Madrigal shares jump on midstage NASH results

Using an old Roche drug, Madrigal Pharmaceuticals has seen its stock soar 130% on its latest fatty liver disease trials data.

It’s been a bit of a journey for the biotech: Last year, the biotech merged with oncology company Synta Pharmaceuticals, coming after Synta ditched a lung cancer study and axed 20% of its staff in 2015.

The decision to merge with Madrigal (and change its name to Madrigal Pharmaceuticals while moving its corporate headquarters to Philadelphia) pivoted the merger company’s focus away from oncology and saw it move its attention to developing small-molecule drugs in cardiovascular-metabolic diseases and non-alcoholic steatohepatitis (NASH).

Madrigal’s main attraction was its lead NASH compound, MGL-3196, a once-daily pill for fatty liver disease in-licensed from Roche.

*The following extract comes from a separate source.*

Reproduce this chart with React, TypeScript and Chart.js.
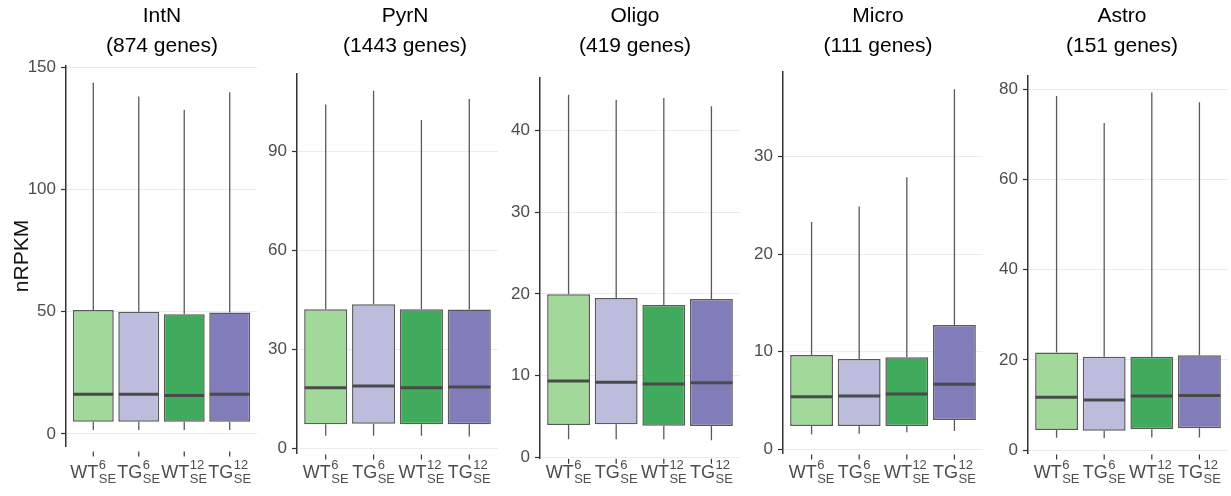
import React, { useEffect, useRef } from "react";
import { Chart, registerables } from "chart.js";

Chart.register(...registerables);

// ---------- data ----------
const cellTypes = ["IntN", "PyrN", "Oligo", "Micro", "Astro"];
const geneCounts = [874, 1443, 419, 111, 151];
const genotypes = ["WT", "TG", "WT", "TG"];
const ages = ["6", "6", "12", "12"];
const condition = "SE";

// box statistics per cell type: [WT6, TG6, WT12, TG12]
const intnLow = [1.6, 1.6, 1.6, 1.6];
const intnQ1 = [5.0, 5.0, 5.0, 5.0];
const intnMed = [16.2, 16.2, 15.7, 16.2];
const intnQ3 = [50.7, 50.0, 48.9, 49.7];
const intnHigh = [143.6, 137.9, 132.5, 139.7];

const pyrnLow = [3.8, 3.8, 3.8, 3.6];
const pyrnQ1 = [7.3, 7.4, 7.3, 7.3];
const pyrnMed = [18.4, 18.9, 18.4, 18.6];
const pyrnQ3 = [42.2, 43.7, 42.2, 42.1];
const pyrnHigh = [104.3, 108.5, 99.6, 106.0];

const oligoLow = [2.2, 2.2, 2.2, 2.1];
const oligoQ1 = [3.96, 4.04, 3.87, 3.83];
const oligoMed = [9.35, 9.2, 8.98, 9.14];
const oligoQ3 = [19.96, 19.5, 18.65, 19.4];
const oligoHigh = [44.4, 43.8, 44.0, 43.0];

const microLow = [1.54, 1.6, 1.74, 1.88];
const microQ1 = [2.39, 2.39, 2.39, 3.0];
const microMed = [5.39, 5.46, 5.67, 6.66];
const microQ3 = [9.67, 9.26, 9.43, 12.74];
const microHigh = [23.3, 24.9, 27.9, 36.9];

const astroLow = [2.7, 2.6, 2.8, 2.8];
const astroQ1 = [4.44, 4.3, 4.6, 4.8];
const astroMed = [11.7, 11.1, 12.0, 12.1];
const astroQ3 = [21.6, 20.7, 20.7, 21.0];
const astroHigh = [78.5, 72.5, 79.3, 77.1];

const lows = [intnLow, pyrnLow, oligoLow, microLow, astroLow];
const q1s = [intnQ1, pyrnQ1, oligoQ1, microQ1, astroQ1];
const meds = [intnMed, pyrnMed, oligoMed, microMed, astroMed];
const q3s = [intnQ3, pyrnQ3, oligoQ3, microQ3, astroQ3];
const highs = [intnHigh, pyrnHigh, oligoHigh, microHigh, astroHigh];

// axis ticks and ranges
const intnTicks = [0, 50, 100, 150];
const pyrnTicks = [0, 30, 60, 90];
const oligoTicks = [0, 10, 20, 30, 40];
const microTicks = [0, 10, 20, 30];
const astroTicks = [0, 20, 40, 60, 80];
const yTicks = [intnTicks, pyrnTicks, oligoTicks, microTicks, astroTicks];
const yMins = [-5.2, -1.5, -0.1, -0.4, -0.75];
const yMaxs = [150.7, 113.7, 46.5, 38.67, 83.1];
const yTitle = "nRPKM";

// ---------- layout & style ----------
const W = 1231;
const H = 496;
const FONT = "'Liberation Sans', Arial, Helvetica, sans-serif";
const boxColors = ["#a1d99b", "#bcbddc", "#41ab5d", "#807dba"];
const LABEL_BASE = 477.5;

const layouts = [
  { canvasLeft: 0, canvasWidth: 262, plotLeft: 66, plotRight: 257, plotTop: 65.3, plotBottom: 446.7, titleX: 162, tickTop: 451.5 },
  { canvasLeft: 262, canvasWidth: 243, plotLeft: 297, plotRight: 498, plotTop: 73.6, plotBottom: 453.2, titleX: 405, tickTop: 454.5 },
  { canvasLeft: 505, canvasWidth: 241, plotLeft: 540, plotRight: 740, plotTop: 77.6, plotBottom: 458.1, titleX: 635, tickTop: 458.8 },
  { canvasLeft: 746, canvasWidth: 244, plotLeft: 783, plotRight: 983, plotTop: 72.1, plotBottom: 453.2, titleX: 878, tickTop: 454.5 },
  { canvasLeft: 990, canvasWidth: 241, plotLeft: 1028, plotRight: 1228, plotTop: 75.3, plotBottom: 453.4, titleX: 1122, tickTop: 454.5 },
];

function Panel({ idx }: { idx: number }) {
  const ref = useRef<HTMLCanvasElement | null>(null);
  const L = layouts[idx];

  useEffect(() => {
    if (!ref.current) return;
    const low = lows[idx];
    const q1 = q1s[idx];
    const med = meds[idx];
    const q3 = q3s[idx];
    const high = highs[idx];

    const extras = {
      id: "boxExtras",
      beforeDatasetsDraw(chart: any) {
        const ctx = chart.ctx;
        const ys = chart.scales.y;
        const meta = chart.getDatasetMeta(0);
        ctx.save();
        ctx.strokeStyle = "#5a5a5a";
        ctx.lineWidth = 1.3;
        meta.data.forEach((el: any, i: number) => {
          const x = el.x;
          ctx.beginPath();
          ctx.moveTo(x, ys.getPixelForValue(q3[i]));
          ctx.lineTo(x, ys.getPixelForValue(high[i]));
          ctx.moveTo(x, ys.getPixelForValue(q1[i]));
          ctx.lineTo(x, ys.getPixelForValue(low[i]));
          ctx.stroke();
        });
        ctx.restore();
      },
      afterDatasetsDraw(chart: any) {
        const ctx = chart.ctx;
        const ys = chart.scales.y;
        const meta = chart.getDatasetMeta(0);
        ctx.save();
        ctx.strokeStyle = "#4a4a4a";
        ctx.lineWidth = 3;
        meta.data.forEach((el: any, i: number) => {
          const y = ys.getPixelForValue(med[i]);
          ctx.beginPath();
          ctx.moveTo(el.x - el.width / 2 + 0.5, y);
          ctx.lineTo(el.x + el.width / 2 - 0.5, y);
          ctx.stroke();
        });
        ctx.restore();
      },
      afterDraw(chart: any) {
        const ctx = chart.ctx;
        const xs = chart.scales.x;
        ctx.save();
        // title
        ctx.fillStyle = "#000";
        ctx.textAlign = "center";
        ctx.textBaseline = "middle";
        ctx.font = `21px ${FONT}`;
        const tx = L.titleX - L.canvasLeft;
        ctx.fillText(cellTypes[idx], tx, 16);
        ctx.fillText(`(${geneCounts[idx]} genes)`, tx, 46);
        // x tick marks and labels
        ctx.strokeStyle = "#333";
        ctx.lineWidth = 1.2;
        ctx.textAlign = "left";
        ctx.textBaseline = "alphabetic";
        ctx.fillStyle = "#4d4d4d";
        genotypes.forEach((g, i) => {
          const cx = xs.getPixelForValue(i);
          ctx.beginPath();
          ctx.moveTo(cx, L.tickTop);
          ctx.lineTo(cx, L.tickTop + 5);
          ctx.stroke();
          ctx.font = `18px ${FONT}`;
          const mw = ctx.measureText(g).width;
          ctx.font = `13px ${FONT}`;
          const supW = ctx.measureText(ages[i]).width;
          const subW = ctx.measureText(condition).width;
          const total = mw + 0.5 + Math.max(supW, subW);
          const sx = cx - total / 2;
          ctx.font = `18px ${FONT}`;
          ctx.fillText(g, sx, LABEL_BASE);
          ctx.font = `13px ${FONT}`;
          ctx.fillText(ages[i], sx + mw + 0.5, LABEL_BASE - 9);
          ctx.fillText(condition, sx + mw + 0.5, LABEL_BASE + 5);
        });
        ctx.restore();
      },
    };

    const chart = new Chart(ref.current, {
      type: "bar",
      data: {
        datasets: [
          {
            data: genotypes.map((_, i) => ({ x: i, y: [q1[i], q3[i]] })) as any,
            backgroundColor: boxColors,
            borderColor: "#5a5a5a",
            borderWidth: 1.5,
            borderSkipped: false,
            barPercentage: 0.9,
            categoryPercentage: 1,
          },
        ],
      },
      options: {
        animation: false,
        responsive: false,
        events: [],
        layout: {
          padding: {
            left: 0,
            right: L.canvasLeft + L.canvasWidth - L.plotRight,
            top: L.plotTop,
            bottom: H - L.plotBottom,
          },
        },
        plugins: {
          legend: { display: false },
          tooltip: { enabled: false },
          title: { display: false },
        },
        scales: {
          x: {
            type: "linear",
            display: false,
            offset: false,
            bounds: "data",
            min: -0.6,
            max: 3.6,
            grid: { offset: false },
            afterBuildTicks: (s: any) => {
              s.ticks = genotypes.map((_, i) => ({ value: i }));
            },
          },
          y: {
            type: "linear",
            bounds: "data",
            min: yMins[idx],
            max: yMaxs[idx],
            afterBuildTicks: (s: any) => {
              s.ticks = yTicks[idx].map((v) => ({ value: v }));
            },
            afterFit: (s: any) => {
              s.width = L.plotLeft - L.canvasLeft;
            },
            ticks: {
              font: { family: FONT, size: 17 },
              color: "#4d4d4d",
              padding: 5,
            },
            grid: {
              color: "#ebebeb",
              lineWidth: 1,
              tickColor: "#333",
              tickLength: 5,
              tickWidth: 1.2,
            },
            border: { display: true, color: "#333", width: 1.5 },
            title:
              idx === 0
                ? {
                    display: true,
                    text: yTitle,
                    font: { family: FONT, size: 21 },
                    color: "#111",
                    padding: { top: 10, bottom: 0 },
                  }
                : { display: false },
          },
        },
      } as any,
      plugins: [extras],
    });
    return () => chart.destroy();
  }, [idx]);

  return (
    <canvas
      ref={ref}
      width={L.canvasWidth}
      height={H}
      style={{ position: "absolute", left: L.canvasLeft, top: 0, width: L.canvasWidth, height: H }}
    />
  );
}

export default function App() {
  return (
    <div style={{ position: "absolute", left: 0, top: 0, width: W, height: H, background: "#fff", overflow: "hidden" }}>
      {cellTypes.map((_, i) => (
        <Panel key={i} idx={i} />
      ))}
    </div>
  );
}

The drug works as a liver-directed selective thyroid hormone receptor-ß (THR-ß) agonist.

NASH is a form of chronic liver disease caused by a buildup of fat in the liver and is thought to affect around 15 million Americans. If left untreated, it can cause scarring, or fibrosis, in the liver, which can eventually lead to liver failure or cancer.

Some experts predict it could replace alcoholism and viral hepatitis as the leading cause of liver transplants by the next decade, generating a market for NASH-targeted medicines that could reach a whopping $35 billion at its peak. A number of other companies alongside Gilead—including Bristol-Myers Squibb, Allergan, Shire, Genfit and Intercept—are all looking to get into this lucrative market.

Today, Madrigal posted new topline data from a phase 2 study of MGL-3196 over 36 weeks that showed “statistically significant results in multiple week 36 endpoints including key secondary endpoints, reduction and resolution of NASH.”

Drilling down into the numbers, statistically significantly more patients treated with MGL-3196 compared with a dummy treatment hit two-point reduction in NAS (NAFLD activity score) on biopsy (56% in the MGL-3196 group and 70% in those patients with less than 30% relative fat reduction on week 12 MRI-PDFF—early responders—compared to 32% on placebo).

NASH resolution scores saw 27% on the first group and 39% in the responder group, with placebo at 6%. In MGL-3196 patients with NASH resolution, fibrosis also resolved in 50% of patients and was decreased statistically significantly relative to all placebo patients.

Becky Taub, M.D., CMO and EVP, R&D at Madrigal, said, “We are excited by the results of this study that demonstrate that MGL-3196 has the potential to show a clear benefit in patients with NASH, including both reduction and resolution of NASH and improvement in multiple atherogenic lipids. Cardiovascular disease is the primary reason for death in patients with NASH.  We look forward to advancing MGL-3196 in a phase 3 clinical trial in patients with NASH.”

RELATED: Madrigal says NASH drug also works in genetic cholesterol disorder

A few months back, the biotech also said that MGL-3196 hit the mark in a separate phase 2 trial, which is focused on heterozygous familial hypercholesterolemia (HeFH). In that trial, giving Madrigal’s drug on top of a high-dose statin achieved a statistically significant reduction in LDL cholesterol compared to placebo after 12 weeks’ treatment, along with improvements in other biomarkers such as triglyceride levels, apolipoprotein B and lipoprotein(a).

Analysts at Jefferies said in a note this morning: “Overall, the data looks good to us for the company to run a large Phase III (we presume 12-18m depending if it wants to shoot for fibrosis over a longer follow-up time needed, and probability of success for Phase III for NASH resolution appears reasonable given totality of data (fat imaging, normalization of ALT, NASH resolution, lipid profile etc).

“Key questions on the drug include: a) would the statistics be lesser/different here if the ~8-10 pts per arm less vs initial Phase II data were incorporated; b) how will the company go about powering for fibrosis given the delta here if it wants to hit that endpoint and does it need longer study; if ICPT and/or GILD hit on fibrosis endpoint (primary) in their Phase IIIs do they have differentiated value there; c) whether they'll use a similar titration protocol for Phase III (high/low PK exposure); d) any question on unclear blood pressure decrease observed in 12 week study though lesser signal in final data; e) need longer-term data and significantly more pts to more fully de-risk program and class.”